To do. Transcribe the full listing exactly, and drop every picture.

################

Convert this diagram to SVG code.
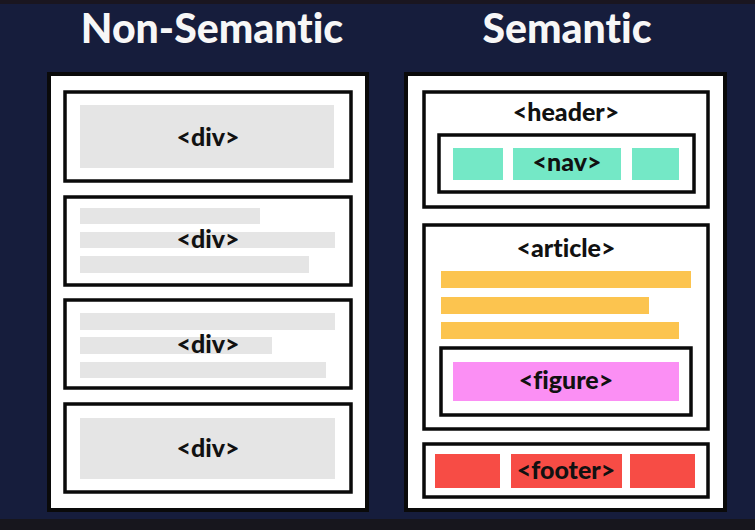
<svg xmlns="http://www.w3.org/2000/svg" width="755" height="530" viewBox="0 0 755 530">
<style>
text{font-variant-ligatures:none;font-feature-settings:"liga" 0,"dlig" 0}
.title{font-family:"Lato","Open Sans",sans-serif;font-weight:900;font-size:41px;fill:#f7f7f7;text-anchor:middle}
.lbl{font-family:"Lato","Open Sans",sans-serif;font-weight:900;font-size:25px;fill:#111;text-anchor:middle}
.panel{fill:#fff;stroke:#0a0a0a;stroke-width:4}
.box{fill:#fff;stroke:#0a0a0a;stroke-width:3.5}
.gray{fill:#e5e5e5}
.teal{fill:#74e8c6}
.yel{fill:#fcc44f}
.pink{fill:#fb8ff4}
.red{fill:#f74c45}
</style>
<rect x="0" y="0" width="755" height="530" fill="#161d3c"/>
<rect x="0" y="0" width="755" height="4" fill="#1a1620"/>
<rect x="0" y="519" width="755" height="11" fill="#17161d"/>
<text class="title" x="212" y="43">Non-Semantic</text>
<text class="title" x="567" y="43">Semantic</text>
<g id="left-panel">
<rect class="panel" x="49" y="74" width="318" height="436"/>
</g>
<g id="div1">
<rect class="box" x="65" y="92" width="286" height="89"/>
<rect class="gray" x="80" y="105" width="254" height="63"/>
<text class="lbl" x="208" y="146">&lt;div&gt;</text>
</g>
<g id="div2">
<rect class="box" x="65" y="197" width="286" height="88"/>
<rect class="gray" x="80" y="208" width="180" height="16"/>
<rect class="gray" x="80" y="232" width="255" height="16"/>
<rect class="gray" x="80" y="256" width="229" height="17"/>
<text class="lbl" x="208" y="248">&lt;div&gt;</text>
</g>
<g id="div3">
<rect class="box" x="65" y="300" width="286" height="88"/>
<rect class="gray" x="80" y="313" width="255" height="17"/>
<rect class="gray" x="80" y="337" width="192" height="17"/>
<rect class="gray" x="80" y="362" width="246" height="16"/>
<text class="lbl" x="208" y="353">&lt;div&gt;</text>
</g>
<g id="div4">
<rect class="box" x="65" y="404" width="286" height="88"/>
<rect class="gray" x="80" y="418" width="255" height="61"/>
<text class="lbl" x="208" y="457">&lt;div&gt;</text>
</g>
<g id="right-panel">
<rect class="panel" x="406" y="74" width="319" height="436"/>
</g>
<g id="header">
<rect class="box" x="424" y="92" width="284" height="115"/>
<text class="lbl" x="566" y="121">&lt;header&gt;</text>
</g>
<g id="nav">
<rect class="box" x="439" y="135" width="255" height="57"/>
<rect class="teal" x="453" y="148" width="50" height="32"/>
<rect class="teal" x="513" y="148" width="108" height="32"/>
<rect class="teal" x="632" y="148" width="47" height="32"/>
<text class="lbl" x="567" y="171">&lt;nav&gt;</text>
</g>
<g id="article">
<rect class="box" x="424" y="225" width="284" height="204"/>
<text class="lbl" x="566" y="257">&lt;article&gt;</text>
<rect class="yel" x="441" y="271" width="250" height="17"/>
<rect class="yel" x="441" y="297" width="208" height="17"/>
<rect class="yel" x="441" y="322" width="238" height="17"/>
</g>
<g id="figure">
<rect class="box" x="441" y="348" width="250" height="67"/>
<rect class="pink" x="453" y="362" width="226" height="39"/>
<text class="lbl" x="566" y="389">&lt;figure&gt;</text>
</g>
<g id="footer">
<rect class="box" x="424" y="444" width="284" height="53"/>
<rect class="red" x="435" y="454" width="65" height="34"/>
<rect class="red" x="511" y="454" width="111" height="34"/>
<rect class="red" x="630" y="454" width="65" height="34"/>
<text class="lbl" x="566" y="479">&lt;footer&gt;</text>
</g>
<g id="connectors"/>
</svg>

################

Response.
Convert this diagram to SVG code.
<svg xmlns="http://www.w3.org/2000/svg" width="755" height="530" viewBox="0 0 755 530">
<style>
text{font-variant-ligatures:none;font-feature-settings:"liga" 0,"dlig" 0}
.title{font-family:"Lato","Open Sans",sans-serif;font-weight:900;font-size:41px;fill:#f7f7f7;text-anchor:middle}
.lbl{font-family:"Lato","Open Sans",sans-serif;font-weight:900;font-size:25px;fill:#111;text-anchor:middle}
.panel{fill:#fff;stroke:#0a0a0a;stroke-width:4}
.box{fill:#fff;stroke:#0a0a0a;stroke-width:3.5}
.gray{fill:#e5e5e5}
.teal{fill:#74e8c6}
.yel{fill:#fcc44f}
.pink{fill:#fb8ff4}
.red{fill:#f74c45}
</style>
<rect x="0" y="0" width="755" height="530" fill="#161d3c"/>
<rect x="0" y="0" width="755" height="4" fill="#1a1620"/>
<rect x="0" y="519" width="755" height="11" fill="#17161d"/>
<text class="title" x="212" y="43">Non-Semantic</text>
<text class="title" x="567" y="43">Semantic</text>
<g id="left-panel">
<rect class="panel" x="49" y="74" width="318" height="436"/>
</g>
<g id="div1">
<rect class="box" x="65" y="92" width="286" height="89"/>
<rect class="gray" x="80" y="105" width="254" height="63"/>
<text class="lbl" x="208" y="146">&lt;div&gt;</text>
</g>
<g id="div2">
<rect class="box" x="65" y="197" width="286" height="88"/>
<rect class="gray" x="80" y="208" width="180" height="16"/>
<rect class="gray" x="80" y="232" width="255" height="16"/>
<rect class="gray" x="80" y="256" width="229" height="17"/>
<text class="lbl" x="208" y="248">&lt;div&gt;</text>
</g>
<g id="div3">
<rect class="box" x="65" y="300" width="286" height="88"/>
<rect class="gray" x="80" y="313" width="255" height="17"/>
<rect class="gray" x="80" y="337" width="192" height="17"/>
<rect class="gray" x="80" y="362" width="246" height="16"/>
<text class="lbl" x="208" y="353">&lt;div&gt;</text>
</g>
<g id="div4">
<rect class="box" x="65" y="404" width="286" height="88"/>
<rect class="gray" x="80" y="418" width="255" height="61"/>
<text class="lbl" x="208" y="457">&lt;div&gt;</text>
</g>
<g id="right-panel">
<rect class="panel" x="406" y="74" width="319" height="436"/>
</g>
<g id="header">
<rect class="box" x="424" y="92" width="284" height="115"/>
<text class="lbl" x="566" y="121">&lt;header&gt;</text>
</g>
<g id="nav">
<rect class="box" x="439" y="135" width="255" height="57"/>
<rect class="teal" x="453" y="148" width="50" height="32"/>
<rect class="teal" x="513" y="148" width="108" height="32"/>
<rect class="teal" x="632" y="148" width="47" height="32"/>
<text class="lbl" x="567" y="171">&lt;nav&gt;</text>
</g>
<g id="article">
<rect class="box" x="424" y="225" width="284" height="204"/>
<text class="lbl" x="566" y="257">&lt;article&gt;</text>
<rect class="yel" x="441" y="271" width="250" height="17"/>
<rect class="yel" x="441" y="297" width="208" height="17"/>
<rect class="yel" x="441" y="322" width="238" height="17"/>
</g>
<g id="figure">
<rect class="box" x="441" y="348" width="250" height="67"/>
<rect class="pink" x="453" y="362" width="226" height="39"/>
<text class="lbl" x="566" y="389">&lt;figure&gt;</text>
</g>
<g id="footer">
<rect class="box" x="424" y="444" width="284" height="53"/>
<rect class="red" x="435" y="454" width="65" height="34"/>
<rect class="red" x="511" y="454" width="111" height="34"/>
<rect class="red" x="630" y="454" width="65" height="34"/>
<text class="lbl" x="566" y="479">&lt;footer&gt;</text>
</g>
<g id="connectors"/>
</svg>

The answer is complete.